'''
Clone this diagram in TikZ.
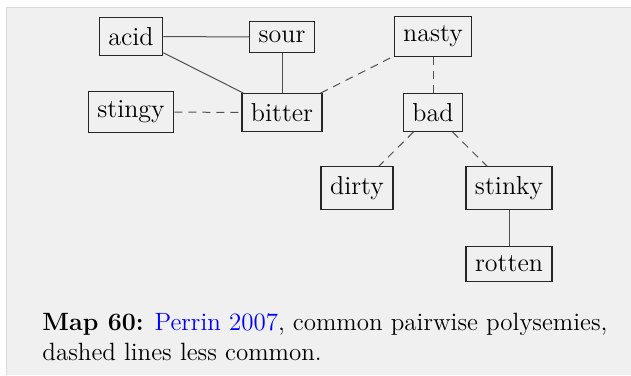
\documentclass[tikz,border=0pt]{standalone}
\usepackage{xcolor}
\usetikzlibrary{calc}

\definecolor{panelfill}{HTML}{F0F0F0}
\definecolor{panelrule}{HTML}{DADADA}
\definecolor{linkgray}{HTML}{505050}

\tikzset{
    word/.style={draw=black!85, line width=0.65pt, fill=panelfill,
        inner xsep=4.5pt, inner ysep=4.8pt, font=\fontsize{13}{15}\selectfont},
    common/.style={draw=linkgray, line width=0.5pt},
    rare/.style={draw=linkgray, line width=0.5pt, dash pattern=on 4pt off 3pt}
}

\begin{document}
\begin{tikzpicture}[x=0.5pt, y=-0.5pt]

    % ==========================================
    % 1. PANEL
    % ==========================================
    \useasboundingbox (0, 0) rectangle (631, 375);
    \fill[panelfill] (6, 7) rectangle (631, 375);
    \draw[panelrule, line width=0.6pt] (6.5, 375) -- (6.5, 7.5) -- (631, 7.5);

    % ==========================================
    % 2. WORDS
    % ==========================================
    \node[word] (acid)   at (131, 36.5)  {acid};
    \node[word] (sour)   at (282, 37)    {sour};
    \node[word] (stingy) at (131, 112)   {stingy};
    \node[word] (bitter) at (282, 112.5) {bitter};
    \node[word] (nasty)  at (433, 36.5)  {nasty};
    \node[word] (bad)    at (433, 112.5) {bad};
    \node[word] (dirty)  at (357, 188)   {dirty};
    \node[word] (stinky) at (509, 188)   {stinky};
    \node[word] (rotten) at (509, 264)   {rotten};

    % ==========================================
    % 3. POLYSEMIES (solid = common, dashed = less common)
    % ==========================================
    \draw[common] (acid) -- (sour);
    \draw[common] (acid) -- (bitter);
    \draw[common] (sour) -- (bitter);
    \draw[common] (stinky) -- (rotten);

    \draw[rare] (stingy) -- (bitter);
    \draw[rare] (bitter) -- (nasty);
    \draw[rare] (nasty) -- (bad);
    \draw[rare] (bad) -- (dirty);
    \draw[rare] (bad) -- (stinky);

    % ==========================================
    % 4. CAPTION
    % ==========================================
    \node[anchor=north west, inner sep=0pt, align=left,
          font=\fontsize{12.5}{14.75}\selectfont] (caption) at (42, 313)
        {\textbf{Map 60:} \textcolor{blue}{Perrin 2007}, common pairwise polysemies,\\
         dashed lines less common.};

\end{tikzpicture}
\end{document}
'''
TASK OBJECTIVE: Write out the whole listing exactly, and drop the pictures.

EXERCISE RESULT:
Clone this diagram in TikZ.
\documentclass[tikz,border=0pt]{standalone}
\usepackage{xcolor}
\usetikzlibrary{calc}

\definecolor{panelfill}{HTML}{F0F0F0}
\definecolor{panelrule}{HTML}{DADADA}
\definecolor{linkgray}{HTML}{505050}

\tikzset{
    word/.style={draw=black!85, line width=0.65pt, fill=panelfill,
        inner xsep=4.5pt, inner ysep=4.8pt, font=\fontsize{13}{15}\selectfont},
    common/.style={draw=linkgray, line width=0.5pt},
    rare/.style={draw=linkgray, line width=0.5pt, dash pattern=on 4pt off 3pt}
}

\begin{document}
\begin{tikzpicture}[x=0.5pt, y=-0.5pt]

    % ==========================================
    % 1. PANEL
    % ==========================================
    \useasboundingbox (0, 0) rectangle (631, 375);
    \fill[panelfill] (6, 7) rectangle (631, 375);
    \draw[panelrule, line width=0.6pt] (6.5, 375) -- (6.5, 7.5) -- (631, 7.5);

    % ==========================================
    % 2. WORDS
    % ==========================================
    \node[word] (acid)   at (131, 36.5)  {acid};
    \node[word] (sour)   at (282, 37)    {sour};
    \node[word] (stingy) at (131, 112)   {stingy};
    \node[word] (bitter) at (282, 112.5) {bitter};
    \node[word] (nasty)  at (433, 36.5)  {nasty};
    \node[word] (bad)    at (433, 112.5) {bad};
    \node[word] (dirty)  at (357, 188)   {dirty};
    \node[word] (stinky) at (509, 188)   {stinky};
    \node[word] (rotten) at (509, 264)   {rotten};

    % ==========================================
    % 3. POLYSEMIES (solid = common, dashed = less common)
    % ==========================================
    \draw[common] (acid) -- (sour);
    \draw[common] (acid) -- (bitter);
    \draw[common] (sour) -- (bitter);
    \draw[common] (stinky) -- (rotten);

    \draw[rare] (stingy) -- (bitter);
    \draw[rare] (bitter) -- (nasty);
    \draw[rare] (nasty) -- (bad);
    \draw[rare] (bad) -- (dirty);
    \draw[rare] (bad) -- (stinky);

    % ==========================================
    % 4. CAPTION
    % ==========================================
    \node[anchor=north west, inner sep=0pt, align=left,
          font=\fontsize{12.5}{14.75}\selectfont] (caption) at (42, 313)
        {\textbf{Map 60:} \textcolor{blue}{Perrin 2007}, common pairwise polysemies,\\
         dashed lines less common.};

\end{tikzpicture}
\end{document}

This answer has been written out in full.